Anzitutto, ci colpisce sempre, e ci fa riflettere, il fatto che quel momento decisivo per il destino dell’umanità, il momento in cui Dio si fece uomo, è avvolto da un grande silenzio. L’incontro tra il messaggero divino e la Vergine Immacolata passa del tutto inosservato: nessuno sa, nessuno ne parla. È un avvenimento che, se accadesse ai nostri tempi, non lascerebbe traccia nei giornali e nelle riviste, perché è un mistero che accade nel silenzio.
Ciò che è veramente grande passa spesso inosservato e il quieto silenzio si rivela più fecondo del frenetico agitarsi che caratterizza le nostre città, ma che – con le debite proporzioni – si viveva già in città importanti come la Gerusalemme di allora. Quell’attivismo che ci rende incapaci di fermarci, di stare tranquilli, di ascoltare il silenzio in cui il Signore fa sentire la sua voce discreta.
Maria, quel giorno in cui ricevette l’annuncio dell’Angelo, era tutta raccolta e al tempo stesso aperta all’ascolto di Dio. In lei non c’è ostacolo, non c’è schermo, non c’è nulla che la separi da Dio. Questo è il significato del suo essere senza peccato originale: la sua relazione con Dio è libera da qualsiasi pur minima incrinatura; non c’è separazione, non c’è ombra di egoismo, ma una perfetta sintonia: il suo piccolo cuore umano è perfettamente «centrato» nel grande cuore di Dio.
Ecco, cari fratelli e sorelle, la solennità che stiamo celebrando oggi, ci ricorda prima di tutto che la voce di Dio non si riconosce nel frastuono e nell’agitazione; il suo disegno sulla nostra vita personale e sociale non si percepisce rimanendo in superficie, ma scendendo ad un livello più profondo, dove le forze che agiscono non sono quelle economiche e politiche, ma quelle morali e spirituali. È lì che Maria ci invita a scendere e a sintonizzarci con l’azione di Dio.
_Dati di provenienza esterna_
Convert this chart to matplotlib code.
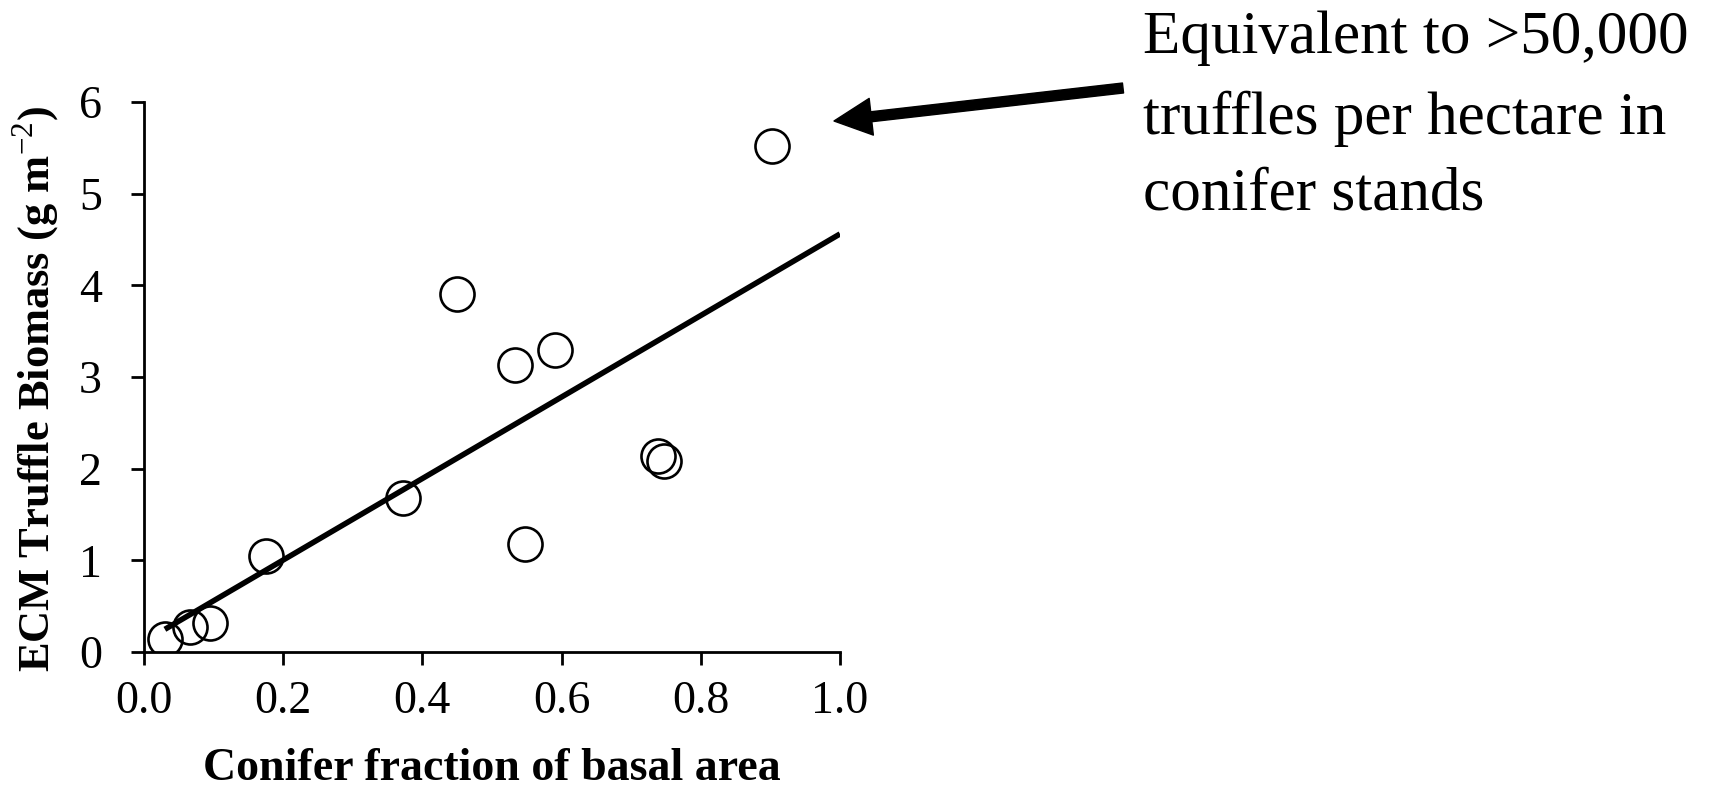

In questo tempo di Avvento, Maria Immacolata ci insegni ad ascoltare la voce di Dio che parla nel silenzio; ad accogliere la sua Grazia, che ci libera dal peccato e da ogni egoismo; per gustare così la vera gioia. Maria Immacolata, piena di grazia, prega per noi, custodisci la nostra Città, abbi cura della nostra Diocesi!